Monday, July 4, 2011

Dandy's Yogg on the 4th of July

Woof, woof.
     Today was a great change from our usual ones. We drove miles and miles on  I-20 and turned in all kinds of directions before stopping, and I found I had arrived at this really neat place with lots of rooms and a big puddle of water to look at.  It was nice to see the humans that I knew and I got to go all around and smell every thing.
      It was an interesting place with lots of doors and a big window to look out and watch my friends play in that water.I didn't ask to go out there  though; I wanted to stay close to My Lady.

Real cats
      When we first arrived we were greeted by what my friend claimed to be a pair of resident cats. I’m not sure about that. One of them disappeared soon after we arrived and the other looked like no cat I’ve ever seen before.  I know what a cat looks like. I’ve chased them, let them rub all over me, and follow me everywhere I go. I’ve even watched them eat my food (but only when My Lady has me on a tight leash) these are cats, right?
The Big Fellow
     Anyway this cat which they called Fairlane, pretty well ignored me and I certainly wasn’t interested in cozying up with a cat, so we touched noses once and went our own way….for a while.
     It was near lunch time when disaster hit. I had been comfy under the table until I spotted dishes of food and water over in a corner. Well I meandered over to check it out and this Fairlane fellow attacked me.
     Now, I’m an average size for a Dinmont Terrier; about 13 pounds. This animal that they claim is a cat, weighs at least 25 pounds. I heard his Lady say so. So you can imagine how surprised I was to  have a 25 pound bundle of clawing fur rolling me around on the floor.   I have to tell you, I was more than surprised! I was scared out of my wits and besides, you readers just imagine having something twice your size knocking you around on a hard floor. I think that with all the snarls and yowls it got terribly noisy. I did my best to defend my reputation as a Terrier, but frankly, it was humiliating.

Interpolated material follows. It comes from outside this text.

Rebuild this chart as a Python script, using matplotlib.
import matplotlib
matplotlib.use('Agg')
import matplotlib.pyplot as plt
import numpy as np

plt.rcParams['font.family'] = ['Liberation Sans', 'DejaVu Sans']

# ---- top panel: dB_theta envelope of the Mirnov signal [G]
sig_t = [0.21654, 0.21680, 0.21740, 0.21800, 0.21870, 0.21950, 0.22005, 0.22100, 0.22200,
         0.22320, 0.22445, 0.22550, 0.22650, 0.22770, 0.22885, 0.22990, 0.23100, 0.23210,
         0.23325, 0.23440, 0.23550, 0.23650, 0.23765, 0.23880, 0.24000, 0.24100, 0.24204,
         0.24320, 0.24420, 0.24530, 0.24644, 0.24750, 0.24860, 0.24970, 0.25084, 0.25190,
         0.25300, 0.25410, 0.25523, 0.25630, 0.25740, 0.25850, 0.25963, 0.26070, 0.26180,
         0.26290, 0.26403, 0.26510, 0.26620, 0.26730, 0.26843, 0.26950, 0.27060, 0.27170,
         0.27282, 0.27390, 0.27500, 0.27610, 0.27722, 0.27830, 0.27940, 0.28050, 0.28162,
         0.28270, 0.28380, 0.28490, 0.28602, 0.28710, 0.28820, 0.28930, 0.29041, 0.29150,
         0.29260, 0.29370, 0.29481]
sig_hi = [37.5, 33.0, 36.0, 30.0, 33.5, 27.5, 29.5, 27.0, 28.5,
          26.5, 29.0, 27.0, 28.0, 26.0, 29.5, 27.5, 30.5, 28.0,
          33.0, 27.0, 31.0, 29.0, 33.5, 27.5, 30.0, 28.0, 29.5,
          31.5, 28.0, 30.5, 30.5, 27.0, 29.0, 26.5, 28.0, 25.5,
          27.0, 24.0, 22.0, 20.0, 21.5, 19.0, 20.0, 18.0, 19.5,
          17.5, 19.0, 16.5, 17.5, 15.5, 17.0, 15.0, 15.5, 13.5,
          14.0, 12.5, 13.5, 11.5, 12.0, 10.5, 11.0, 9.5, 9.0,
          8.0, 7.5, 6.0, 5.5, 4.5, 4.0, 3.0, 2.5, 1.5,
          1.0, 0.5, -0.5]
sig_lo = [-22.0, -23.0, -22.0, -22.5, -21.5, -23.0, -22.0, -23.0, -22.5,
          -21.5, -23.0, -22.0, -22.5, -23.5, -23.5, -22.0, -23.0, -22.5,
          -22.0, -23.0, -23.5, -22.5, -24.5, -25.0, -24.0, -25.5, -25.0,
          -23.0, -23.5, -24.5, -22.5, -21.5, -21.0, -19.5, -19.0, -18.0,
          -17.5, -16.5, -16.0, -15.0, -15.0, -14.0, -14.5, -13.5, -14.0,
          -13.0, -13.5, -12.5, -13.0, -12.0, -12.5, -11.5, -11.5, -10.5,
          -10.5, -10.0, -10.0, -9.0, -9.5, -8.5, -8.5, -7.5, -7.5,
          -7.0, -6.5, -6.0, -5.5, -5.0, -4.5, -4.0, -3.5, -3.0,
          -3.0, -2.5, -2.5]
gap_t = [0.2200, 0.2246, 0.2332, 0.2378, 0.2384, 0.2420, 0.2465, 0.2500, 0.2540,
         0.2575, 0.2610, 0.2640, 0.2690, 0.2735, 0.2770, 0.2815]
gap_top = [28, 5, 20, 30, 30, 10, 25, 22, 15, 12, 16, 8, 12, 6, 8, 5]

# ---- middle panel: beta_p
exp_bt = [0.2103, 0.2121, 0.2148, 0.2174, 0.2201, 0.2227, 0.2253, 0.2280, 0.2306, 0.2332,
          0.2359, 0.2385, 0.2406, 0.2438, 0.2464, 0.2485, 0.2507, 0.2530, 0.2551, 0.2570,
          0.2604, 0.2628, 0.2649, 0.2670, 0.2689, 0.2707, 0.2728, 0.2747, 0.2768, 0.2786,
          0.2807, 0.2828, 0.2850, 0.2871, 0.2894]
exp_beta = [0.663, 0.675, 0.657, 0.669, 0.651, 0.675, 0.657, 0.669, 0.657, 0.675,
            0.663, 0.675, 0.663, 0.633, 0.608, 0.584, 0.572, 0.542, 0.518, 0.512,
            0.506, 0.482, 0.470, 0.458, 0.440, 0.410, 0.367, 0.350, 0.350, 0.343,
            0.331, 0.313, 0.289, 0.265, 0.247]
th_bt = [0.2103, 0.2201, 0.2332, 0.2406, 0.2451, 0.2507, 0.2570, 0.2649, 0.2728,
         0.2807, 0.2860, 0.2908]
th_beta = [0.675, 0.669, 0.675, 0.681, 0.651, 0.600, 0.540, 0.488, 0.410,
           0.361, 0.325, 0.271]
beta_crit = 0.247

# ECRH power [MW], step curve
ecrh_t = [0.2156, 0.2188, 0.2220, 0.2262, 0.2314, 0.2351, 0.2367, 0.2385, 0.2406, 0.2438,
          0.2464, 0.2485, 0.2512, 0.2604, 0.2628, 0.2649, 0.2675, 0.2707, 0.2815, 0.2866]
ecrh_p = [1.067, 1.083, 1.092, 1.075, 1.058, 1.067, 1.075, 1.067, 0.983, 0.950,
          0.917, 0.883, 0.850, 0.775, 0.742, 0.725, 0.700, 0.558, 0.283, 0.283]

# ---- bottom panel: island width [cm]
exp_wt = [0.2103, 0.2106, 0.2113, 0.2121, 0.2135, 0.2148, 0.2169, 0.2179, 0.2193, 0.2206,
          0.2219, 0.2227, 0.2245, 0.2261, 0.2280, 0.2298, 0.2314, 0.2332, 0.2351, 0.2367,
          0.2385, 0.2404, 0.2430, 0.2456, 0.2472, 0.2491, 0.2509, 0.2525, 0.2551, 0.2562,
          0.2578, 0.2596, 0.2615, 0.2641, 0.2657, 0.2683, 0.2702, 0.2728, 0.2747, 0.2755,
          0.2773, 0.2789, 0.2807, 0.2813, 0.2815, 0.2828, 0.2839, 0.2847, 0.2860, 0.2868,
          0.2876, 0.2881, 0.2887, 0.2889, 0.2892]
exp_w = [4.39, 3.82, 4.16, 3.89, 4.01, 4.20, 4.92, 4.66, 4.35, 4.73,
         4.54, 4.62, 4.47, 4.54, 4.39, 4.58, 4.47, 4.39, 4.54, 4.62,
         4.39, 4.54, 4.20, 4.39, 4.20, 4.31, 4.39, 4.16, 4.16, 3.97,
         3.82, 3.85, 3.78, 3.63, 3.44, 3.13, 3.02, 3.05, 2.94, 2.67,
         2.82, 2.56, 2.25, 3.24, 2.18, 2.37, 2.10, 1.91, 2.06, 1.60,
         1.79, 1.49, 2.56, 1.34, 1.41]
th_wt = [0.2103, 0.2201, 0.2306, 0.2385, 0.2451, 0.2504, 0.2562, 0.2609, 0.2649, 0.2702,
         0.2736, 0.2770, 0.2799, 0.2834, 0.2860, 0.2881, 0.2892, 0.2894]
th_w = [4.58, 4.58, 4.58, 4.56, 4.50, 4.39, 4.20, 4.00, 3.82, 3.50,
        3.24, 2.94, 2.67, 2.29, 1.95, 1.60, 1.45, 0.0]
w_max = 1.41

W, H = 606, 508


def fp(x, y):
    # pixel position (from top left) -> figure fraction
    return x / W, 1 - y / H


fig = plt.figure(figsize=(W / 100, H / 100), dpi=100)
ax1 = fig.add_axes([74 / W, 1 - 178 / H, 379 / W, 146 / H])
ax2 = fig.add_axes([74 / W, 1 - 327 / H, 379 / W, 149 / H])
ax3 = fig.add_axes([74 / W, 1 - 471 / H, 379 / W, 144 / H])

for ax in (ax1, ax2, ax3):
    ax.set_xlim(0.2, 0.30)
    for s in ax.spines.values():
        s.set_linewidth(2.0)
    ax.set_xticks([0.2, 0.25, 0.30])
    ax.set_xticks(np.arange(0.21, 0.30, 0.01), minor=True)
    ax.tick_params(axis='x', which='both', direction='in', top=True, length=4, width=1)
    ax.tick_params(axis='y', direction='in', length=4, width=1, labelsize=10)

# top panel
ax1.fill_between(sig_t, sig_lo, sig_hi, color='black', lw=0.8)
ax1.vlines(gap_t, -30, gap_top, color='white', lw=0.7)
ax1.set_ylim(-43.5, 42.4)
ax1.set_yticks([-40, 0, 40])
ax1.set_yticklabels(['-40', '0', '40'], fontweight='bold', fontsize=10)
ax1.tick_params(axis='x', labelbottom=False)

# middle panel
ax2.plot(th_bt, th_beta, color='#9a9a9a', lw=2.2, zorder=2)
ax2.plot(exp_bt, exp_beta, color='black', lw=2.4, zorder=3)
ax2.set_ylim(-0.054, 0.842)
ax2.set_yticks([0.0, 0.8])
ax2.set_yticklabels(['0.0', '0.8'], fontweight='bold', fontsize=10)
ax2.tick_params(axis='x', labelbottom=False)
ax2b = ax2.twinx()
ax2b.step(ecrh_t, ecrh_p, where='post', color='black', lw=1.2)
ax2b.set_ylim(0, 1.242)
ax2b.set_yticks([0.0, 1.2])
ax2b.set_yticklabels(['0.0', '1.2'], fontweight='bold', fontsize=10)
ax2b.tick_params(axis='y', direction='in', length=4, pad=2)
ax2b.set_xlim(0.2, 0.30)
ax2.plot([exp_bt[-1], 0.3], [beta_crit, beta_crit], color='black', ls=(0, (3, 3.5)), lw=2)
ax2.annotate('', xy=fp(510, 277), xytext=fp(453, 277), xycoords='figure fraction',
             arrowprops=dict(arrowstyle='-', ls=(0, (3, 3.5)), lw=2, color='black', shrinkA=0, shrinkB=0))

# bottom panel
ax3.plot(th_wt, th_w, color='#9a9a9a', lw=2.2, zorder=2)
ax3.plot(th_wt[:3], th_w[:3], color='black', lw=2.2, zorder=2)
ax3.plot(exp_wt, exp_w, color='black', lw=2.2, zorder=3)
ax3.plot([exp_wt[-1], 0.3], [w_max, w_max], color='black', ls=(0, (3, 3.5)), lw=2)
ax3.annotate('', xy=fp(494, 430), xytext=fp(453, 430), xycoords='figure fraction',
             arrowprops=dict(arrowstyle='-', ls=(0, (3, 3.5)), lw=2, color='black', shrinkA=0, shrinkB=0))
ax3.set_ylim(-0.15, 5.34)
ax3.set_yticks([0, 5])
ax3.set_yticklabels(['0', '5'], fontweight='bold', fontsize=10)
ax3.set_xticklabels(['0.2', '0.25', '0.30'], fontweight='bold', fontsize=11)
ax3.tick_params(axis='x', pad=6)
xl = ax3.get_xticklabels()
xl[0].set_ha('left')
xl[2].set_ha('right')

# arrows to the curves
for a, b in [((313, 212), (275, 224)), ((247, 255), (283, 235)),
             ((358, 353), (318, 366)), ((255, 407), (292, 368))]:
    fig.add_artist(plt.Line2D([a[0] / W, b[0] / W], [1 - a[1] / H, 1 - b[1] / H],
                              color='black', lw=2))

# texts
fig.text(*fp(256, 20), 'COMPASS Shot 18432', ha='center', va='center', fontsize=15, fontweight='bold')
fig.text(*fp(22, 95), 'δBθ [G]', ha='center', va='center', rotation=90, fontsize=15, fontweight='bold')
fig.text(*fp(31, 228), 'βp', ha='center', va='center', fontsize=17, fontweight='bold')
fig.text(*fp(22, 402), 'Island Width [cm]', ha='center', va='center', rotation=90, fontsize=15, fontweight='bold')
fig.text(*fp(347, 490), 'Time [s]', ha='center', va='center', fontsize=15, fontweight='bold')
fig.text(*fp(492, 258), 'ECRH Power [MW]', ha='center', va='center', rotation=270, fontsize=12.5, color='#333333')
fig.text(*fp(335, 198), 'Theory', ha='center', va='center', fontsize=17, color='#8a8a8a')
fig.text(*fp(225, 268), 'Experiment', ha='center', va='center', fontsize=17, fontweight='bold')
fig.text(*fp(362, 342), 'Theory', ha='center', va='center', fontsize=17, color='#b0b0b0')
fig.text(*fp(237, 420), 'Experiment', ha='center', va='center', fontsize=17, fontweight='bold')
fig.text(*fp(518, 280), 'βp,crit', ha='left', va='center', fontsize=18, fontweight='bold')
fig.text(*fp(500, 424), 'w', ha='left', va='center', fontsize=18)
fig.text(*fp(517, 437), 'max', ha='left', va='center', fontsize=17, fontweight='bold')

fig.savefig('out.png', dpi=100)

     Well, my friend grabbed me up in her arms but it took a while for me to be convinced I was safe. I seem to remember yowling a lot. She keeps saying that animal and I will become friends, but frankly, I doubt that either one of us is interested in friendship. I’m an independent, free-roaming kind of guy, and these sudden attacks aren’t what I want.   Of course, I didn't know I shouldn’t have touched his food. At my house  the cats went after my food and I sometimes slurped up theirs.
      Anyway, I expect the only thing this fellow and I share in our lives is the love of having our bellies scratched! Just look at that fat cat! Whooee! I'm glad I'm home on my own pillow.

Woof, woof.

Sunday, July 3, 2011

Dandy's Yogg

      Woof, Woof!
This afternoon I heard something that has been puzzling me: I heard that I smelled like a dog. Now I ask you, what kind of remark is that? I am a dog so what am I supposed to smell like--a rose? There are times when the human race is beyond my understanding.
     The next thing that happened was a rather sneaky attack on my dignity. My Lady clipped a short lease on my harness and plopped me into a sink of warm water harness and leash attached! I think that had something to do with the last bath that I had and I ran and hid under the furniture!
      Well, I learned that time that My Lady is as obstinate ( I like that word) as I, so there"s no point in dodging the issue--if she says hush, she means hush now or go to the quite corner and if she thinks its bath time it is definitely bath time. So I just stood there in all that water and let her thoroughly wet my hair and she was so surprised all she could do was keep saying what a nice doggie I was.
I guess I was being nice, but mainly I was just doing the smart thing. I've listened to a lot of talk in my years of living with humans, and one thing is that you're not going to win an argument with a woman. So why waste your energy?

     Of course I had a few good shakes before I jumped on the couch but it wasn't over yet. My Lady followed me with this noisy contraption that she used with my brush to groom me even more. Now I hope no one tells her, but this part was great fun, I just rolled over and let her brush my belly throughly.  It was rather nice to get the rest of me dried off and brushed, so this bath thing really isn't too bad.

Anyway, I'm glad to have the burrs brushed out and the next time I hear a tub of water running, I may go jump in. I like to hear that I now look handsome so I guess I'm in good company with all the movie stars I hear people raving over. There's not much else to do around here any more. The cats have disappeared and even the 'coon hasn't been around lately. I go the window every night and watch but nothing comes around. I guess it's for the best because My Lady was getting a little irritable when I couldn't control my barking. I hear the talk that that coon would have torn me to pieces but I'm not convinced. I got so angry with that arrogant fellow daring to prowl around on my porch that I still dream of taking him on.